MP3 principle as countermeasure
The idea is: if the speech recognition system eliminates everything that is inaudible to humans, the attacker would have to position his commands in the audible range. In order to put this into practice, Thorsten Eisenhofer utilises the MP3 principle.
MP3 files are compressed by deleting any ranges that are inaudible to humans – and this is what the defence strategy against adversarial examples is aiming at. Consequently, Eisenhofer combined Kaldi with an MP3 encoder that cleans up the audio files before they reach the speech recognition system. The tests have shown that Kaldi did indeed no longer understand the secret messages, unless they were moved into the human hearing range. “At this point, the audio files were considerably changed,” explains Thorsten Eisenhofer. “The static in which the secret commands are hidden could be distinctly heard.”

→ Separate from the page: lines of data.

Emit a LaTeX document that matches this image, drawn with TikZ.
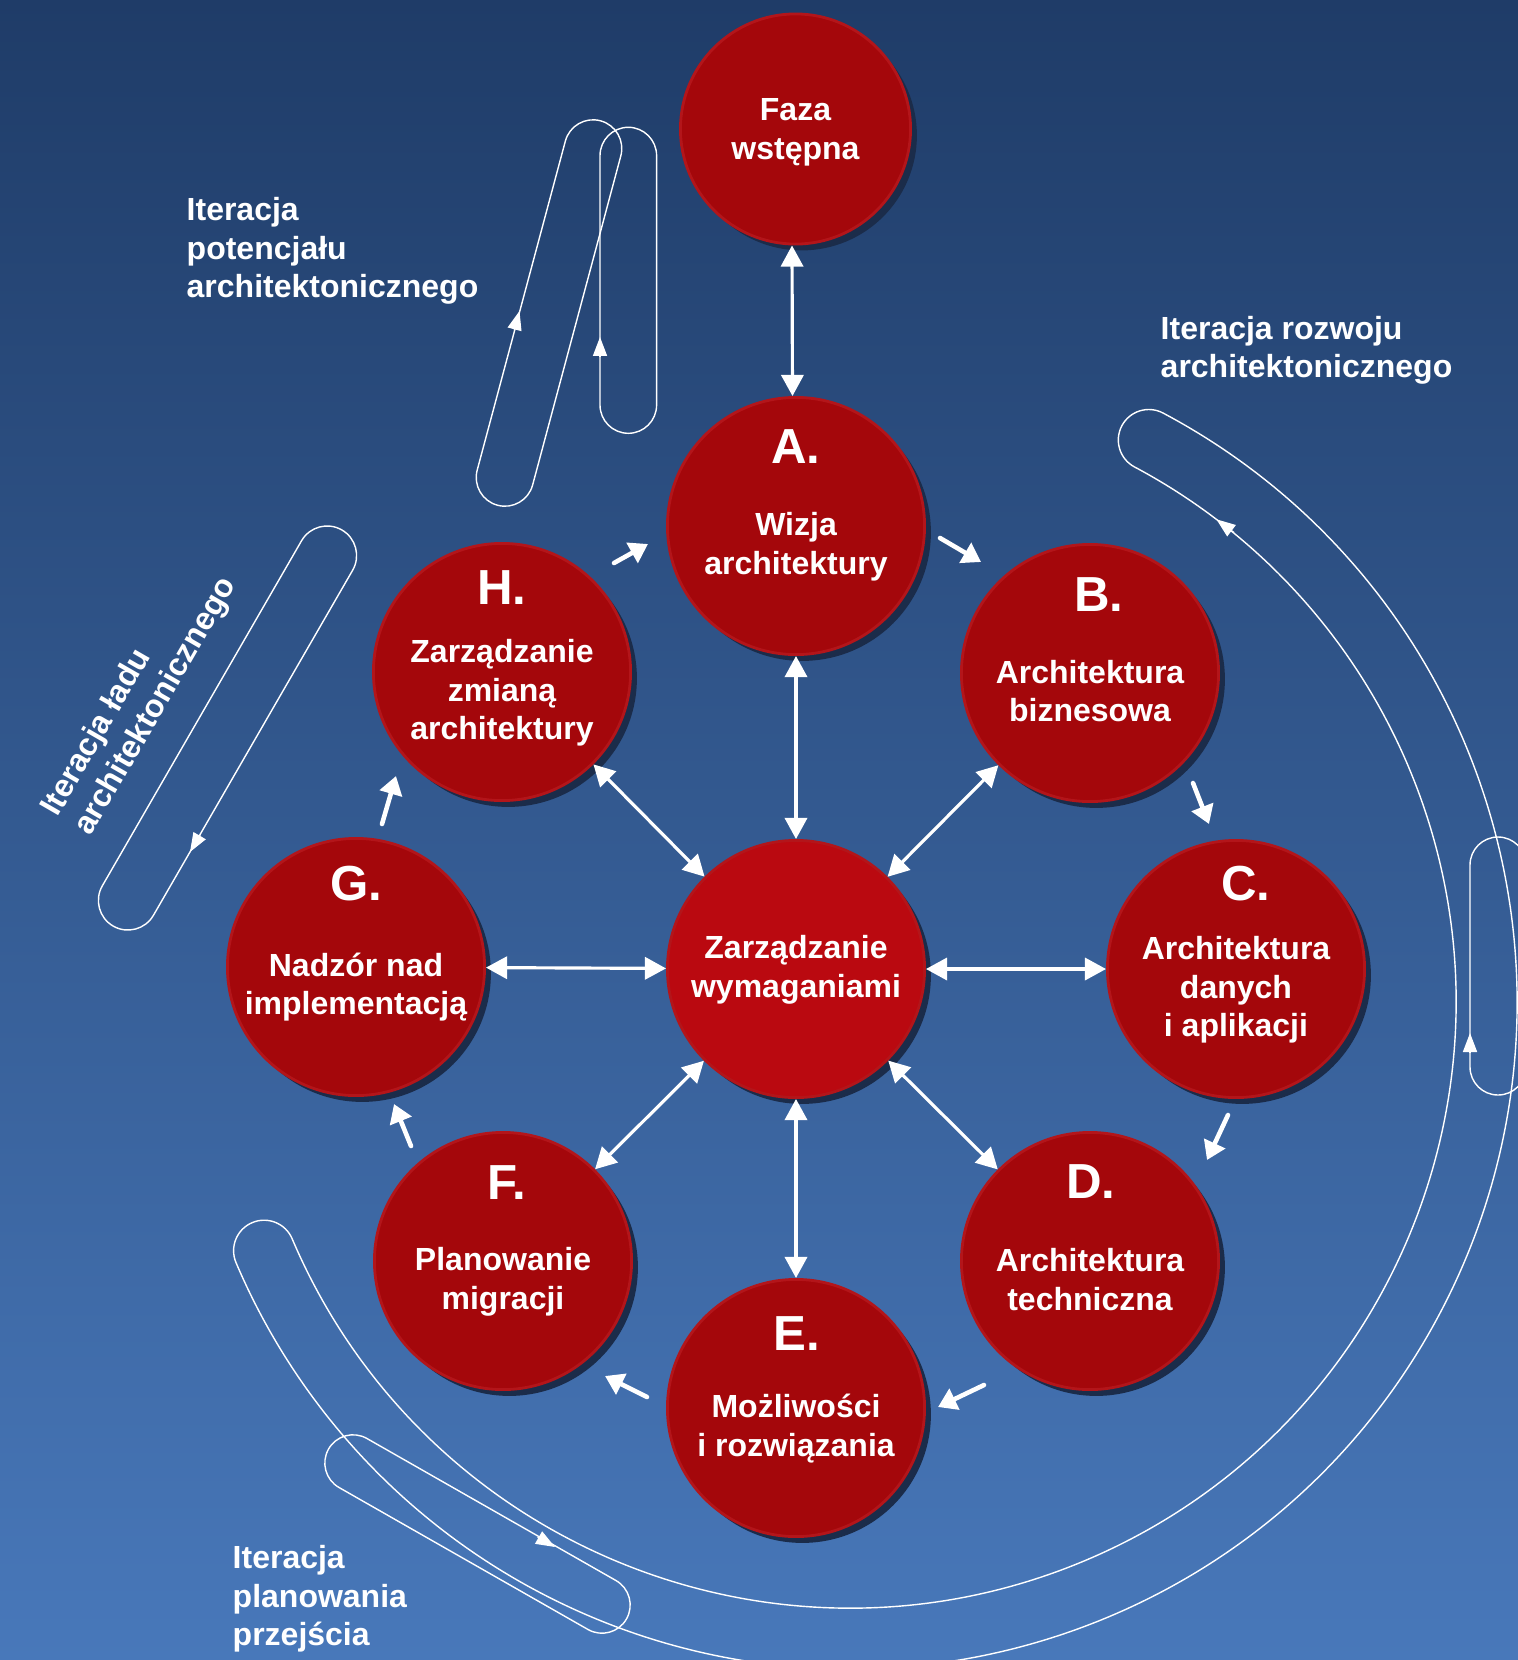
\documentclass[tikz,border=0pt]{standalone}
\usepackage{fontspec}
\setmainfont{Liberation Sans}
\usetikzlibrary{arrows.meta,shadows,calc}
\definecolor{bgtop}{HTML}{1F3C68}
\definecolor{bgbot}{HTML}{4878BA}
\definecolor{ringred}{HTML}{A4070B}
\definecolor{midred}{HTML}{BA0910}
\definecolor{rimred}{HTML}{B3151A}
\definecolor{shadowc}{HTML}{1B2C4A}
\tikzset{
  phase/.style={circle, minimum size=2.57cm, inner sep=0pt, fill=ringred, draw=rimred, line width=0.8pt,
    drop shadow={shadow xshift=1.8pt, shadow yshift=-1.8pt, opacity=1, fill=shadowc}},
  hub/.style={phase, fill=midred},
  first/.style={phase, minimum size=2.3cm},
  letter/.style={text=white, inner sep=0pt, font=\fontsize{14}{16}\selectfont\bfseries},
  body/.style={text=white, inner sep=0pt, align=center, font=\fontsize{9.1}{11}\selectfont\bfseries},
  lbl/.style={text=white, inner sep=0pt, align=left, anchor=west, font=\fontsize{9.1}{10.9}\selectfont\bfseries},
  rlbl/.style={text=white, inner sep=0pt, align=left, anchor=center, font=\fontsize{9.1}{10.9}\selectfont\bfseries},
  dbl/.style={draw=white, line width=0.9pt, {Triangle[length=6pt,width=6.3pt]}-{Triangle[length=6pt,width=6.3pt]}},
  cyc/.style={draw=white, line width=1.3pt, line cap=round, -{Triangle[length=5.2pt,width=6.4pt]}},
  loopline/.style={draw=white, line width=0.4pt},
  looptip/.style={draw=white, line width=0.4pt, -{Triangle[length=5.4pt,width=4pt]}},
}
\newcommand\stadiumloop[5]{\draw[loopline, shift={(#1,#2)}, rotate=#3]
  (-#4,-#5) -- (#4,-#5) arc[start angle=-90, end angle=90, radius=#5]
  -- (-#4,#5) arc[start angle=90, end angle=270, radius=#5] -- cycle;}
\begin{document}
\begin{tikzpicture}[x=0.01cm, y=-0.01cm]
\useasboundingbox (0,0) rectangle (1518,1660);
\clip (0,0) rectangle (1518,1660);
\shade[top color=bgtop, bottom color=bgbot] (0,0) rectangle (1518,1660);

% iteration loops
\coordinate (c) at (850,1002);
\draw[loopline] ($(c)+(-62:667)$) arc[start angle=-62, end angle=157, radius=667]
  arc[start angle=157, end angle=337, radius=30.5]
  arc[start angle=157, end angle=-62, radius=606]
  arc[start angle=118, end angle=298, radius=30.5] -- cycle;
\stadiumloop{549}{313}{75}{170.3}{28.7}
\stadiumloop{628.3}{280.3}{90}{124.7}{28.3}
\stadiumloop{227.5}{728}{60}{199.2}{29.5}
\stadiumloop{1498}{966}{90}{101}{28}
\stadiumloop{477.5}{1534}{-29.7}{143.3}{28.2}
\coordinate (t1a) at (514.3,330.3); \coordinate (t1b) at (519.5,311);
\coordinate (t2a) at (600,357);     \coordinate (t2b) at (600,337);
\coordinate (t3a) at (200,835);     \coordinate (t3b) at (190,852);
\coordinate (t4a) at (1470,1053);   \coordinate (t4b) at (1470,1033);
\coordinate (t5a) at (537.6,1537);  \coordinate (t5b) at (555,1547);
\coordinate (t6a) at (1234,532.6);  \coordinate (t6b) at (1216.4,519.3);
\foreach \i in {1,...,6} {\draw[looptip] (t\i a) -- (t\i b);}

% phases
\node[first] (F0) at (795.5,129) {};
\node[phase] (A) at (796,526) {};
\node[phase] (B) at (1090,673) {};
\node[phase] (C) at (1236,969) {};
\node[phase] (D) at (1090,1261) {};
\node[phase] (E) at (796,1408) {};
\node[phase] (F) at (503,1261) {};
\node[phase] (G) at (356,967) {};
\node[phase] (H) at (502,672) {};
\node[hub] (M) at (796,969) {};

% double arrows
\draw[dbl] ([xshift=-0.035cm]F0.south) -- ([xshift=-0.035cm]A.north);
\foreach \n in {A,B,C,D,E,F,G,H} {\draw[dbl] (\n) -- (M);}

% cycle arrows
\coordinate (ha1) at (614,563);   \coordinate (ha2) at (648,544);
\coordinate (ab1) at (940,538);   \coordinate (ab2) at (981,562);
\coordinate (bc1) at (1193,783);  \coordinate (bc2) at (1209,824);
\coordinate (cd1) at (1228,1115); \coordinate (cd2) at (1207,1160);
\coordinate (de1) at (984,1385);  \coordinate (de2) at (938,1407);
\coordinate (ef1) at (647,1397);  \coordinate (ef2) at (605,1376);
\coordinate (fg1) at (411,1146);  \coordinate (fg2) at (394,1104);
\coordinate (gh1) at (382,824);   \coordinate (gh2) at (396,776);
\foreach \p in {ha,ab,bc,cd,de,ef,fg,gh} {\draw[cyc] (\p1) -- (\p2);}

% texts in circles
\node[body] (t0) at (795.5,132) {Faza\\wstępna};
\node[letter] (lA) at (796,447) {A.};
\node[body] (tA) at (796,546.5) {Wizja\\architektury};
\node[letter] (lB) at (1099,595) {B.};
\node[body] (tB) at (1090,691) {Architektura\\biznesowa};
\node[letter] (lC) at (1246,884) {C.};
\node[body] (tC) at (1236,990) {Architektura\\danych\\i aplikacji};
\node[letter] (lD) at (1091,1182) {D.};
\node[body] (tD) at (1090,1279.5) {Architektura\\techniczna};
\node[letter] (lE) at (797,1334) {E.};
\node[body] (tE) at (796,1428.5) {Możliwości\\i rozwiązania};
\node[letter] (lF) at (507,1183) {F.};
\node[body] (tF) at (503,1281.5) {Planowanie\\migracji};
\node[letter] (lG) at (356,884) {G.};
\node[body] (tG) at (356,987) {Nadzór nad\\implementacją};
\node[letter] (lH) at (502,588) {H.};
\node[body] (tH) at (502,693) {Zarządzanie\\zmianą\\architektury};
\node[body] (tM) at (796,969.5) {Zarządzanie\\wymaganiami};

% iteration labels
\node[lbl] (l1) at (186,251) {Iteracja\\potencjału\\architektonicznego};
\node[lbl] (l2) at (1160,350) {Iteracja rozwoju\\architektonicznego};
\node[lbl] (l3) at (232,1599) {Iteracja\\planowania\\przejścia};
\node[rlbl, rotate=60] (l4) at (140,697) {Iteracja ładu\\architektonicznego};
\end{tikzpicture}
\end{document}
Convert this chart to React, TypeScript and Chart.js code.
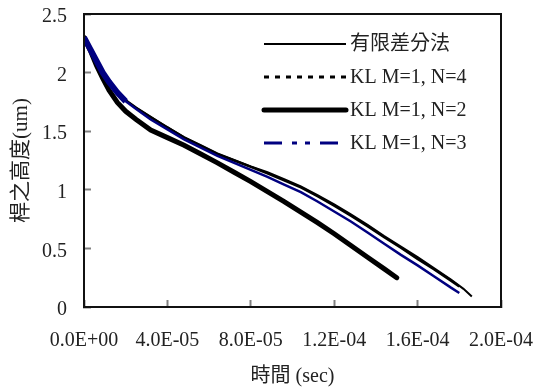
import React, { useEffect, useRef } from 'react';
import { Chart, registerables } from 'chart.js';

Chart.register(...registerables);

// Axis ticks
const xTickValues = [0, 4e-5, 8e-5, 1.2e-4, 1.6e-4, 2e-4];
const xTickLabels = ['0.0E+00', '4.0E-05', '8.0E-05', '1.2E-04', '1.6E-04', '2.0E-04'];
const yTickValues = [0, 0.5, 1, 1.5, 2, 2.5];
const yTickLabels = ['0', '0.5', '1', '1.5', '2', '2.5'];

const seriesNames = ['有限差分法', 'KL M=1, N=4', 'KL M=1, N=2', 'KL M=1, N=3'];

// 有限差分法
const timeFD = [0, 0.3e-5, 0.6e-5, 0.9e-5, 1.2e-5, 1.6e-5, 2.0e-5, 2.5e-5, 3.2e-5, 4.0e-5, 4.8e-5, 5.6e-5, 6.4e-5, 7.2e-5, 8.0e-5, 8.8e-5, 9.6e-5, 10.4e-5, 11.2e-5, 12.0e-5, 12.8e-5, 13.6e-5, 14.4e-5, 15.2e-5, 16.0e-5, 16.8e-5, 17.6e-5, 18.2e-5, 18.6e-5];
const heightFD = [2.30, 2.20, 2.09, 1.99, 1.91, 1.83, 1.76, 1.70, 1.62, 1.535, 1.45, 1.38, 1.31, 1.255, 1.20, 1.15, 1.09, 1.03, 0.955, 0.875, 0.79, 0.70, 0.605, 0.515, 0.425, 0.33, 0.235, 0.155, 0.09];

// KL M=1, N=4
const timeN4 = [0, 0.3e-5, 0.6e-5, 0.9e-5, 1.2e-5, 1.6e-5, 2.0e-5, 2.5e-5, 3.2e-5, 4.0e-5, 4.8e-5, 5.6e-5, 6.4e-5, 7.2e-5, 8.0e-5, 8.8e-5, 9.6e-5, 10.4e-5, 11.2e-5, 12.0e-5, 12.8e-5, 13.6e-5, 14.4e-5, 15.2e-5, 16.0e-5, 16.8e-5, 17.6e-5, 18.0e-5];
const heightN4 = [2.30, 2.20, 2.09, 1.99, 1.91, 1.83, 1.765, 1.70, 1.62, 1.53, 1.445, 1.375, 1.305, 1.25, 1.195, 1.14, 1.08, 1.02, 0.945, 0.865, 0.78, 0.69, 0.595, 0.505, 0.41, 0.32, 0.225, 0.175];

// KL M=1, N=2
const timeN2 = [0, 0.3e-5, 0.6e-5, 0.9e-5, 1.2e-5, 1.6e-5, 2.0e-5, 2.5e-5, 3.2e-5, 4.0e-5, 4.8e-5, 5.6e-5, 6.4e-5, 7.2e-5, 8.0e-5, 8.8e-5, 9.6e-5, 10.4e-5, 11.2e-5, 12.0e-5, 12.8e-5, 13.6e-5, 14.4e-5, 15.0e-5];
const heightN2 = [2.30, 2.19, 2.06, 1.95, 1.85, 1.745, 1.67, 1.60, 1.51, 1.445, 1.38, 1.305, 1.23, 1.15, 1.07, 0.985, 0.90, 0.81, 0.72, 0.625, 0.525, 0.425, 0.325, 0.25];

// KL M=1, N=3
const timeN3 = [0, 0.3e-5, 0.6e-5, 0.9e-5, 1.2e-5, 1.6e-5, 2.0e-5, 2.5e-5, 3.2e-5, 4.0e-5, 4.8e-5, 5.6e-5, 6.4e-5, 7.2e-5, 8.0e-5, 8.8e-5, 9.6e-5, 10.4e-5, 11.2e-5, 12.0e-5, 12.8e-5, 13.6e-5, 14.4e-5, 15.2e-5, 16.0e-5, 16.8e-5, 17.6e-5, 18.0e-5];
const heightN3 = [2.30, 2.20, 2.10, 2.00, 1.92, 1.83, 1.755, 1.69, 1.60, 1.515, 1.43, 1.36, 1.29, 1.23, 1.17, 1.11, 1.045, 0.98, 0.90, 0.815, 0.73, 0.635, 0.54, 0.445, 0.355, 0.26, 0.165, 0.12];

const FONT = "'Liberation Serif', 'Noto Sans CJK TC', serif";
const NAVY = '#000080';
const TEXT = '#222';
const FRAME = '#111';
const TICK = '#808080';

const toPoints = (xs: number[], ys: number[]) => xs.map((x, i) => ({ x, y: ys[i] }));

const legendStyles = [
  { color: '#000', width: 2, dash: [] as number[], cap: 'butt' as CanvasLineCap },
  { color: '#000', width: 3, dash: [5, 6], cap: 'butt' as CanvasLineCap },
  { color: '#000', width: 5, dash: [] as number[], cap: 'round' as CanvasLineCap },
  { color: NAVY, width: 3, dash: [18, 10, 5, 8, 5, 10], cap: 'butt' as CanvasLineCap },
];

const legendPlugin = {
  id: 'plotLegend',
  afterDraw(chart: any) {
    const ctx: CanvasRenderingContext2D = chart.ctx;
    const ys = [44, 77, 110, 143];
    ctx.save();
    ctx.font = `20px ${FONT}`;
    ctx.textBaseline = 'middle';
    ctx.textAlign = 'left';
    seriesNames.forEach((name, i) => {
      const st = legendStyles[i];
      ctx.beginPath();
      ctx.strokeStyle = st.color;
      ctx.lineWidth = st.width;
      ctx.lineCap = st.cap;
      ctx.setLineDash(st.dash);
      ctx.moveTo(264, ys[i]);
      ctx.lineTo(346, ys[i]);
      ctx.stroke();
      ctx.setLineDash([]);
      ctx.fillStyle = TEXT;
      ctx.fillText(name, 350, ys[i] + 1);
    });
    // top and right edges of the plot frame
    const a = chart.chartArea;
    ctx.strokeStyle = FRAME;
    ctx.lineWidth = 2;
    ctx.lineCap = 'square';
    ctx.beginPath();
    ctx.moveTo(a.left, a.top);
    ctx.lineTo(a.right, a.top);
    ctx.lineTo(a.right, a.bottom);
    ctx.stroke();
    ctx.restore();
  },
};

export default function App() {
  const ref = useRef<HTMLCanvasElement | null>(null);
  useEffect(() => {
    if (!ref.current) return;
    const chart = new Chart(ref.current, {
      type: 'scatter',
      data: {
        datasets: [
          {
            label: seriesNames[3],
            data: toPoints(timeN3, heightN3),
            showLine: true,
            borderColor: NAVY,
            borderWidth: 2.5,
            pointRadius: 0,
            order: 0,
            segment: {
              borderWidth: (c: any) => (c.p0.parsed.x < 1.9e-5 ? 6 : 2.5),
            },
          },
          {
            label: seriesNames[0],
            data: toPoints(timeFD, heightFD),
            showLine: true,
            borderColor: '#000',
            borderWidth: 2,
            pointRadius: 0,
            order: 1,
          },
          {
            label: seriesNames[1],
            data: toPoints(timeN4, heightN4),
            showLine: true,
            borderColor: '#000',
            borderWidth: 2.5,
            pointRadius: 0,
            order: 2,
          },
          {
            label: seriesNames[2],
            data: toPoints(timeN2, heightN2),
            showLine: true,
            borderColor: '#000',
            borderWidth: 5,
            borderCapStyle: 'round',
            pointRadius: 0,
            order: 3,
          },
        ],
      },
      options: {
        animation: false,
        responsive: false,
        layout: { padding: { top: 14, right: 34, left: 0, bottom: 0 } },
        plugins: { legend: { display: false }, tooltip: { enabled: false } },
        scales: {
          x: {
            type: 'linear',
            position: 'bottom',
            min: 0,
            max: 2e-4,
            grid: {
              display: true,
              drawOnChartArea: false,
              drawTicks: true,
              tickLength: -7,
              tickColor: TICK,
              tickWidth: 2,
              color: TICK,
            },
            border: { display: true, color: FRAME, width: 2, z: 1 },
            afterBuildTicks: (s: any) => {
              s.ticks = xTickValues.map((v) => ({ value: v }));
            },
            afterFit: (s: any) => {
              s.height = 85;
              s.paddingLeft = 0;
              s.paddingRight = 0;
            },
            ticks: {
              autoSkip: false,
              maxRotation: 0,
              padding: 29,
              color: TEXT,
              font: { family: FONT, size: 20 },
              callback: (_v: any, i: number) => xTickLabels[i],
            },
            title: {
              display: true,
              text: '時間 (sec)',
              color: TEXT,
              font: { family: FONT, size: 20 },
              padding: { top: 0, bottom: 3 },
            },
          },
          y: {
            type: 'linear',
            position: 'left',
            min: 0,
            max: 2.5,
            grid: {
              display: true,
              drawOnChartArea: false,
              drawTicks: true,
              tickLength: -7,
              tickColor: TICK,
              tickWidth: 2,
              color: TICK,
            },
            border: { display: true, color: FRAME, width: 2, z: 1 },
            afterBuildTicks: (s: any) => {
              s.ticks = yTickValues.map((v) => ({ value: v }));
            },
            afterFit: (s: any) => {
              s.width = 84;
              s.paddingTop = 0;
              s.paddingBottom = 0;
            },
            ticks: {
              autoSkip: false,
              padding: 24,
              labelOffset: 3,
              color: TEXT,
              font: { family: FONT, size: 20 },
              callback: (_v: any, i: number) => yTickLabels[i],
            },
            title: {
              display: true,
              text: '桿之高度(um)',
              color: TEXT,
              font: { family: FONT, size: 21 },
              padding: { top: 9, bottom: 0 },
            },
          },
        },
      },
      plugins: [legendPlugin],
    });
    return () => chart.destroy();
  }, []);
  return (
    <div style={{ position: 'absolute', left: 0, top: 0, width: 535, height: 392, background: '#fff' }}>
      <canvas ref={ref} width={535} height={392} style={{ width: 535, height: 392 }} />
    </div>
  );
}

Despite the MP3 clean-up, Kaldi’s speech recognition performance remained as good as speech recognition for files that weren’t cleaned up. But only if the system was trained with MP3-compressed files. “Inside Kaldi, a machine-learning model is at work,” as Thorsten Eisenhofer explains this fact. This model is an artificial intelligence that is trained using numerous audio files as learning material in order to learn how to interpret the meaning of audio signals. Only if Kaldi has been trained using MP3-compressed files will it be able to understand them later.
Using this training approach, Thorsten Eisenhofer taught the speech recognition system to understand everything it was supposed to understand – and nothing more.